Consider the following commutative diagram. $A$, $B$, $C$, $D$ are CW-complexes. $a$ and $b$ are homotopy equivalences.
$\require{AMScd}$
\begin{CD}
A @>f>> B\\
@VaVV @VVbV\\
C @>>g> D
\end{CD}
Question: If $f$ and $g$ are fibrations, are their fibers homotopy equivalent?
Moreover, does $f^{-1}x\stackrel{a}{\longrightarrow}g^{-1}bx$ for any $x\in B$ give such a homotopy equivalence?
Coquestion: If $f$ and $g$ are cofibrations, are their cofibers homotopy equivalent?
Moreover, does $B/fA\longrightarrow D/gaA$ induced by $fA\stackrel{b}{\longrightarrow}gaA$ give such a homotopy equivalence?
They look like very elementary results. Could someone help me?

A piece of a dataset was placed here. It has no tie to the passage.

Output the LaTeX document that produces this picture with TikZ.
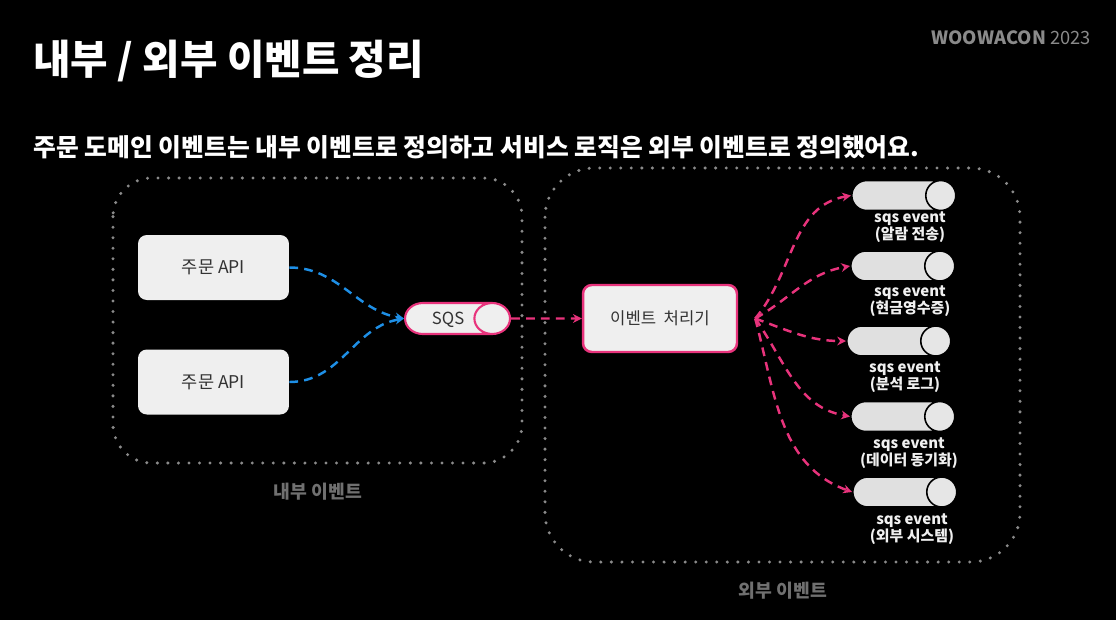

Edit I realized that they are just immediate consequences of Puppy sequences and the Whitehead theorem.
Best Answer
Thinking about it again, it might be slightly tricky. The spaces need not be CW-complexes. Now, consider the diagram $$\require{AMScd} \begin{CD} A @>{i}>> B @>>> C(i) @>>> B/A\\ @V{a}VV @V{b}VV @V{C(b,a)}VV @V{\overline{b}}VV\\ C @>{j}>> D @>>> C(j) @>>> D/C \end{CD}. $$ The maps $i,j$ are cofibrations and I am going to treat them as inclusions WLOG. The maps $a,b$ are homotopy equivalences. The somewhat tricky fact from the theory of cofibrations we have to call upon here is that $(b,a)\colon(B,A)\rightarrow(D,C)$ is then automatically a homotopy equivalence of pairs. Thus, we can find maps $c\colon C\rightarrow A$ and $d\colon D\rightarrow B$ such that $(d,c)\colon(D,C)\rightarrow(B,A)$ is a homotopy inverse. Pick a homotopy $H\colon B\times I\rightarrow B$ from $db\colon B\rightarrow B$ to $\mathrm{id}_B$ that restricts to a homotopy $A\times I\rightarrow A$ from $ca\colon A\rightarrow A$ to $\mathrm{id}_A$. Then, we obtain a homotopy $C(i)\times I\rightarrow C(i)$ from $C(d,c)C(b,a)$ to $\mathrm{id}_{C(i)}$ by mapping $(y,t)\mapsto H(y,t)$ for $y\in B$ and $([x,s],t)\mapsto[H(x,t),s]$ for $x\in A$. Analogously, we obtain a homotopy $C(b,a)C(d,c)\Rightarrow\mathrm{id}_{C(j)}$. Thus, $C(b,a)$ is a homotopy equivalence. Now, consider the right-most square in the diagram. The horizontal maps are both homotopy equivalences because $i$ and $j$ respectively are cofibrations and $C(b,a)$ is a homotopy equivalence by the argument just given, hence $\overline{b}$ is a homotopy equivalence.